WHAT YOU SHOULD DO —
All of the material should be reproduced exactly, with pictures left out.

MATERIAL PROVIDED —
=======

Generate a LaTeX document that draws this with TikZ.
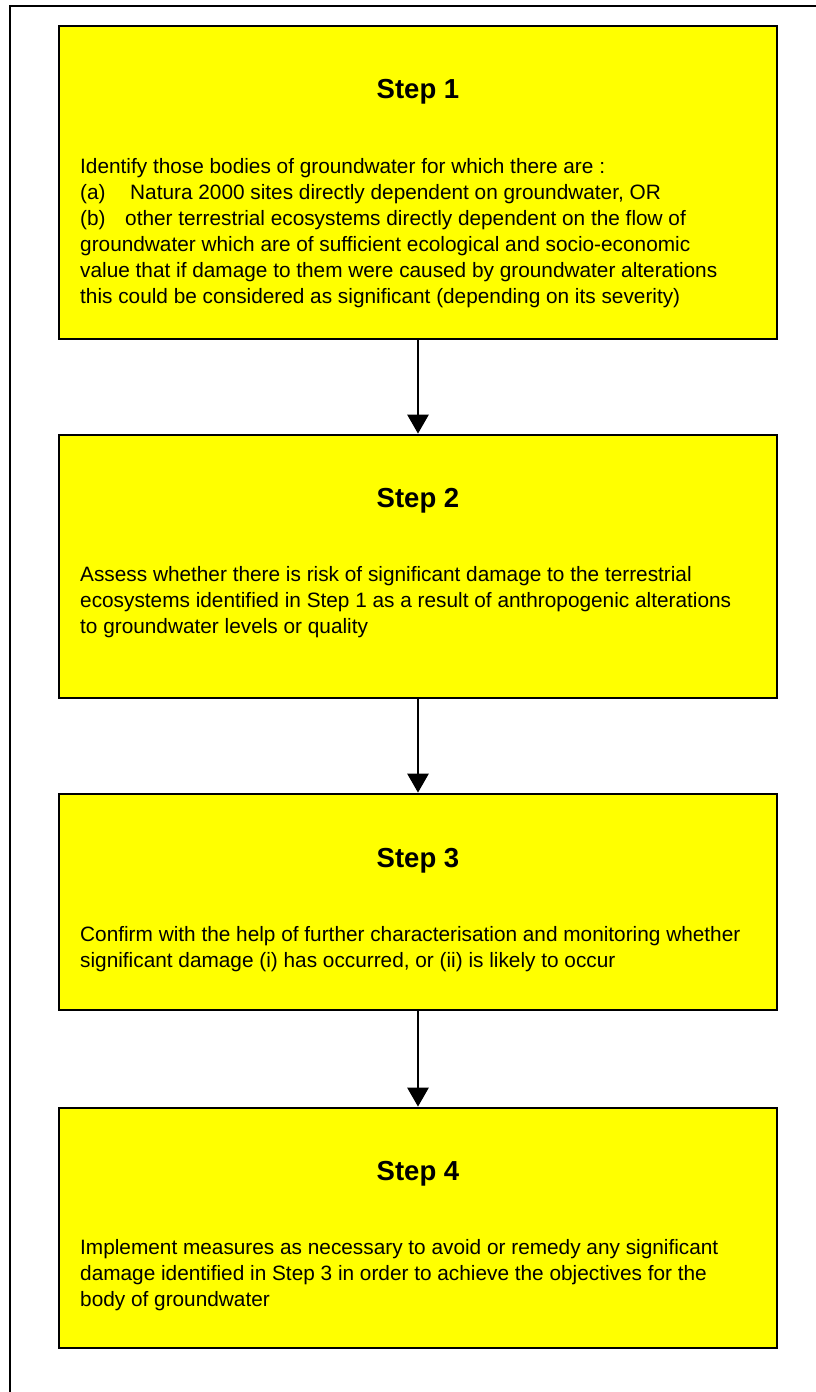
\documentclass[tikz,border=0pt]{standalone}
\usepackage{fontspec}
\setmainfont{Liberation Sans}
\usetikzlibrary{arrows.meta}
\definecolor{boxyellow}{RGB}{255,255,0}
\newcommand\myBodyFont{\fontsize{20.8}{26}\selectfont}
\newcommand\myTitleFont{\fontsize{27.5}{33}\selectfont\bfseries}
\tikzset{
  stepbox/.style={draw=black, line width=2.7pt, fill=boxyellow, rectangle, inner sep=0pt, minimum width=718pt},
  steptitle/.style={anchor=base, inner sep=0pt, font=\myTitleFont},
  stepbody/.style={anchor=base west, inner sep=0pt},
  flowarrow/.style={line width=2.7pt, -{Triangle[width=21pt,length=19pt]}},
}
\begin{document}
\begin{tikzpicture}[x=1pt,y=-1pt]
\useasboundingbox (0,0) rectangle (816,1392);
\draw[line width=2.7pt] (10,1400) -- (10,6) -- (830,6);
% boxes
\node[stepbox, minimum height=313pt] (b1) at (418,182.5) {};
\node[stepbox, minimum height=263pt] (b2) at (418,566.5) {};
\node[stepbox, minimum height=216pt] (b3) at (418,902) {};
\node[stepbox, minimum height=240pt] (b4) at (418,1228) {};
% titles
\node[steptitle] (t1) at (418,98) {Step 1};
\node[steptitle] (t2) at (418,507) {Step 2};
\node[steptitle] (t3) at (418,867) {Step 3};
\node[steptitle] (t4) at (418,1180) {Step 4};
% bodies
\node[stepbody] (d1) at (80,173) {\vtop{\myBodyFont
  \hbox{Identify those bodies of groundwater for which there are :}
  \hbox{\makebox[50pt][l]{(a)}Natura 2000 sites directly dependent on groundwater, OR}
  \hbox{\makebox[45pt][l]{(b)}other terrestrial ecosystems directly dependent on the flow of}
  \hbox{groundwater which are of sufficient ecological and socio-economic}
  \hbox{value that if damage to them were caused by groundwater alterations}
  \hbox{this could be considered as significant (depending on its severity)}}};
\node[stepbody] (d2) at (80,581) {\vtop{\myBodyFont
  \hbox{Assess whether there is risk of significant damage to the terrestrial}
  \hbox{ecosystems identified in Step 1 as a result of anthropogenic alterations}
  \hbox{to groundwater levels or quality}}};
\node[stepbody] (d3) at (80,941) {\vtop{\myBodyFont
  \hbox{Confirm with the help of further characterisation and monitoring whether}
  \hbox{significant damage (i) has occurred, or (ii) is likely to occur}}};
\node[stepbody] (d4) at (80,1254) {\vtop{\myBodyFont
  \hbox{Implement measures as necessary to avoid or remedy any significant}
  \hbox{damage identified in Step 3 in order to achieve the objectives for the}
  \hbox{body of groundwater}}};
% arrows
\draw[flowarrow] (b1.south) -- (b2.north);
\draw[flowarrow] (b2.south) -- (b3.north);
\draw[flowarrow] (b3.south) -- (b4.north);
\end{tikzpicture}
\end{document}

=======

RESPONSE FOR THIS EXERCISE —
Generate a LaTeX document that draws this with TikZ.
\documentclass[tikz,border=0pt]{standalone}
\usepackage{fontspec}
\setmainfont{Liberation Sans}
\usetikzlibrary{arrows.meta}
\definecolor{boxyellow}{RGB}{255,255,0}
\newcommand\myBodyFont{\fontsize{20.8}{26}\selectfont}
\newcommand\myTitleFont{\fontsize{27.5}{33}\selectfont\bfseries}
\tikzset{
  stepbox/.style={draw=black, line width=2.7pt, fill=boxyellow, rectangle, inner sep=0pt, minimum width=718pt},
  steptitle/.style={anchor=base, inner sep=0pt, font=\myTitleFont},
  stepbody/.style={anchor=base west, inner sep=0pt},
  flowarrow/.style={line width=2.7pt, -{Triangle[width=21pt,length=19pt]}},
}
\begin{document}
\begin{tikzpicture}[x=1pt,y=-1pt]
\useasboundingbox (0,0) rectangle (816,1392);
\draw[line width=2.7pt] (10,1400) -- (10,6) -- (830,6);
% boxes
\node[stepbox, minimum height=313pt] (b1) at (418,182.5) {};
\node[stepbox, minimum height=263pt] (b2) at (418,566.5) {};
\node[stepbox, minimum height=216pt] (b3) at (418,902) {};
\node[stepbox, minimum height=240pt] (b4) at (418,1228) {};
% titles
\node[steptitle] (t1) at (418,98) {Step 1};
\node[steptitle] (t2) at (418,507) {Step 2};
\node[steptitle] (t3) at (418,867) {Step 3};
\node[steptitle] (t4) at (418,1180) {Step 4};
% bodies
\node[stepbody] (d1) at (80,173) {\vtop{\myBodyFont
  \hbox{Identify those bodies of groundwater for which there are :}
  \hbox{\makebox[50pt][l]{(a)}Natura 2000 sites directly dependent on groundwater, OR}
  \hbox{\makebox[45pt][l]{(b)}other terrestrial ecosystems directly dependent on the flow of}
  \hbox{groundwater which are of sufficient ecological and socio-economic}
  \hbox{value that if damage to them were caused by groundwater alterations}
  \hbox{this could be considered as significant (depending on its severity)}}};
\node[stepbody] (d2) at (80,581) {\vtop{\myBodyFont
  \hbox{Assess whether there is risk of significant damage to the terrestrial}
  \hbox{ecosystems identified in Step 1 as a result of anthropogenic alterations}
  \hbox{to groundwater levels or quality}}};
\node[stepbody] (d3) at (80,941) {\vtop{\myBodyFont
  \hbox{Confirm with the help of further characterisation and monitoring whether}
  \hbox{significant damage (i) has occurred, or (ii) is likely to occur}}};
\node[stepbody] (d4) at (80,1254) {\vtop{\myBodyFont
  \hbox{Implement measures as necessary to avoid or remedy any significant}
  \hbox{damage identified in Step 3 in order to achieve the objectives for the}
  \hbox{body of groundwater}}};
% arrows
\draw[flowarrow] (b1.south) -- (b2.north);
\draw[flowarrow] (b2.south) -- (b3.north);
\draw[flowarrow] (b3.south) -- (b4.north);
\end{tikzpicture}
\end{document}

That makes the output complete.